Sunday, 21 December 2025

The Current Cinema - Barrie Pattison ponders ELLA McCAY (James L Brooks, USA, 2025)

Emma Mackey as Ella McCay

Broadcast News
 is one of my favourite movies so I homed in on Ella McCay the new film ending a fifteen year retirement by  its creator James L. Brooks.  He’s eighty five years old now. His work is most notable in TV - Mary Tyler Moore, The Simpsons, Rhoda but his movies are substantial - Spanglish, As Good as it Gets and (less so) Terms of Endearment.

 Ella McCay has arrived  as the big Xmas attraction, trailing terrible reviews.  It’s a big (two hour, all-star) theatrical feature. Impeccably scored by Hans Zimmer and shot by Robert Elswit, from the Paul Thomas Anderson films. I often found myself laughing out loud  at it but I can see where the film’s bad press is coming from.

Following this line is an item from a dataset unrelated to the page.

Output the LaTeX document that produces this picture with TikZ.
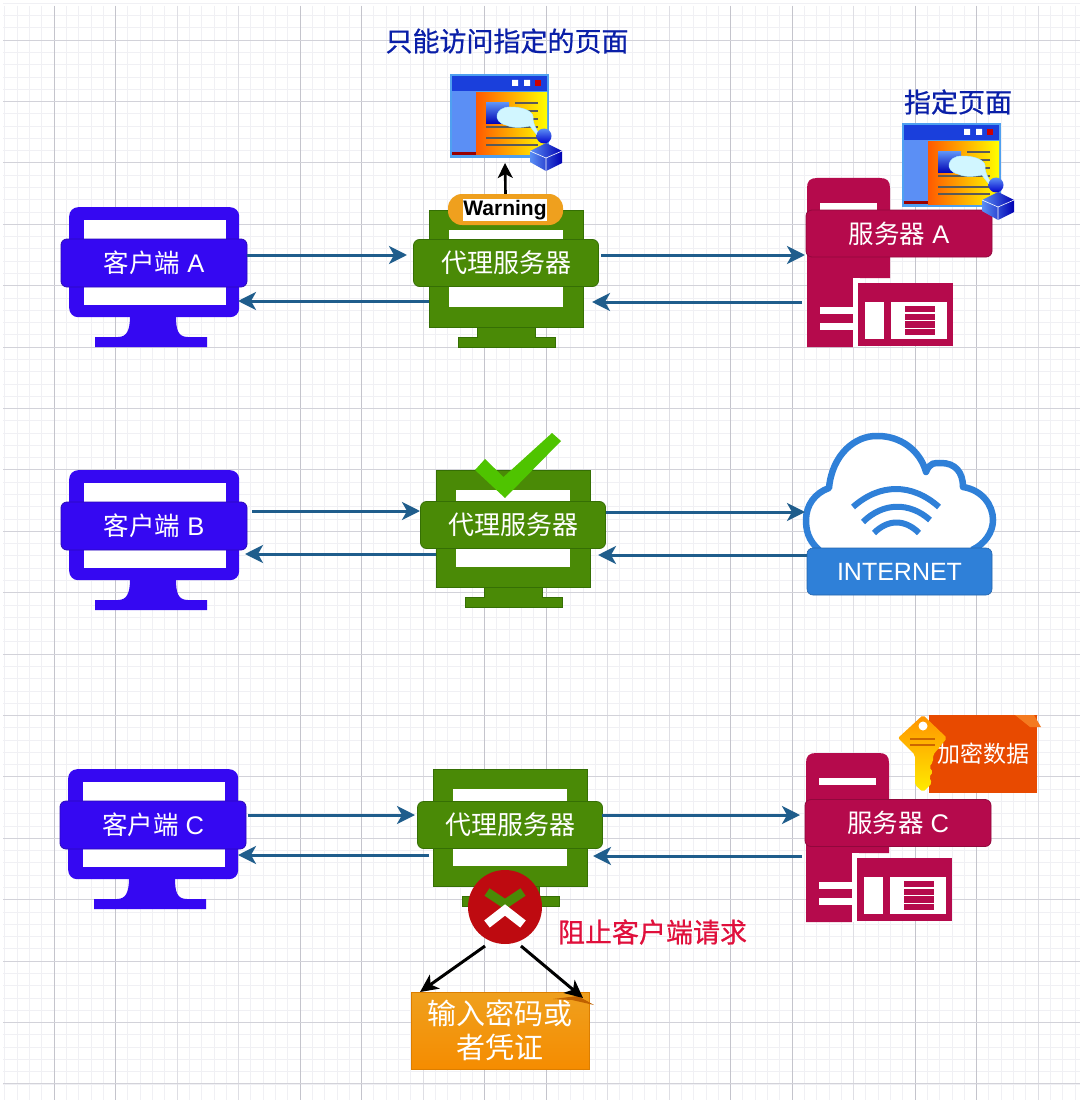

Emma Mackey  (get it) is, unprecedented for a thirty four year old female, the Lt. Governor of a state which might be Rhode Island, where they filmed.  Her boss Albert Brooks accepts a post in the Obama administration and resigns leaving her in charge for the remaining fourteen months of his term, despite the fact that her reformist zeal sends people to sleep in meetings. (“Would you like to hear about my favourite community health program?” “God, no!”)

Jamie Lee Curtis, Emma Mackey, Ella McCay

The film, draws from a formidable talent bank. First up we get a narrator (”You are truly blessed if you gave never experienced other people’s normal, happy families as a small stab in the heart”) who it took me half the picture to recognise as an older Julie Kavner, collaborator of Woody Allen and the voice of Marge Simpson. Add on Jamie Lee Curtis, Brooks from Broadcast News, also director of the great Defending Your Life, and Woody Harrelson, whose appearances lift the movie each time he shows up. I don’t think the people writing about film now were alive when all these great talents peaked.

The film also fields some surprise discoveries. Kumail Nanjiani looks like he’s part of the scenery the first time we see him but, given the chance to move up from his voice acting and walk-ons, he becomes one of the film’s dominant, endearing characters. His scene with the director’s son Joey Brooks, about overtime for their security trooper detail is great and the follow-up when the star bawls them out, while being deeply grateful for their loyalty is a show piece of writing and performance.

There are quite a few of those. The appearance of Becky Ann Baker as Jack Lowden’s nasty mum and Kathleen Choe’s hard bargaining Majority Leader impress as iceberg tips of their back stories.

I like the surprise introduction of the lead’s “not-agoraphobic” brother Spike Fearn’s girlfriend, a year after he stopped taking her calls. She turns out to be black comic Ayo Edebiri. Their uneasy but so suitable relationship is James Brooks in top form.  However the scandal that topples the lead’s career is a convenience no more plausible and the hoked-up impeachment of President Martin Sheen half way through The West Wing.

So what’s really wrong with Ella McCay? Brooks set out to make an up-date of the Frank Capra comedies but he didn’t have Katharine Hepburn and Cary Grant to front the project. Emma Mackey and Jack Lowden give it their best but they come over more like Megan Fox and Mike Myers getting their big break into serious acting, which is a short fall. I was never convinced that I was watching the first thirty two year old female deputy governor and her "ticking time bomb" husband. 

My excuse for not approving what is a polished and ambitious attempt to mix class entertainment and Trump era comment (that only becomes evident in the last and irresistible scene) is that I’d seen better. I don’t know what all those knocking reviewers can offer.